Subway has undergone a period of considerable transformation in recent years. It launched a revamped menu, undertook significant store renovations and placed a bigger emphasis on international growth. The company has remodelled 10,000 of its US restaurants and recently spent $80m to provide its 20,000 US restaurants with deli meat slicers, a first for the brand.
In July, the company announced its 10th consecutive quarter of positive sales at stores open at least a year, including a 9.5 percent increase at its North America locations. However, despite these improvements, the number of US Subway stores declined to 20,576 last year according to Technomic – a notable decrease from its peak in 2015 when it had 27,219 locations.
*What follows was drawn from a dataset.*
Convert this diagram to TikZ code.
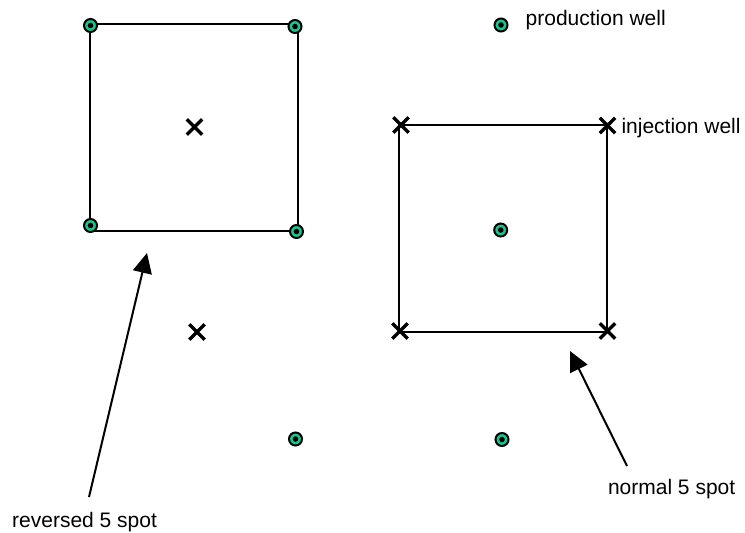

While the chain is still closing franchised locations, the pace has slowed down considerably of late. The chain shuttered 571 units last year, down from the more than 1600 restaurants it closed in 2020. The company put itself up for sale in February.
Subway was once the world’s largest restaurant chain by unit count; however, it has struggled following the 2015 death of Fred DeLuca, co-founder and long-time chief executive. Since Mr DeLuca’s passing, more than 6000 US restaurants have closed and the chain also closed international locations as franchisees struggled with weak sales and reduced profitability.
Despite the drop in US locations, the company’s US revenue has rebounded in recent years. In 2022, it was up to $9.8bn, a 4 percent increase on 2021, but still well down from its 2015 peak of $11.5bn. Subway currently controls about 23 percent of the $43bn US sandwich and deli market, according to Technomic, down from 34 percent in 2017.
In August, Subway announced that Trevor Haynes, president of North America operations, was leaving the company after 18 years. In September, he was replaced by Douglas Fry, former leader of Subway’s Canada operations.
Given Roark’s level of investment in the food and beverage sector, it seems likely that antitrust regulators will take more than a passing interest in the company’s Subway acquisition, though the Department of Justice and the Federal Trade Commission are often reluctant to block PE-driven deals.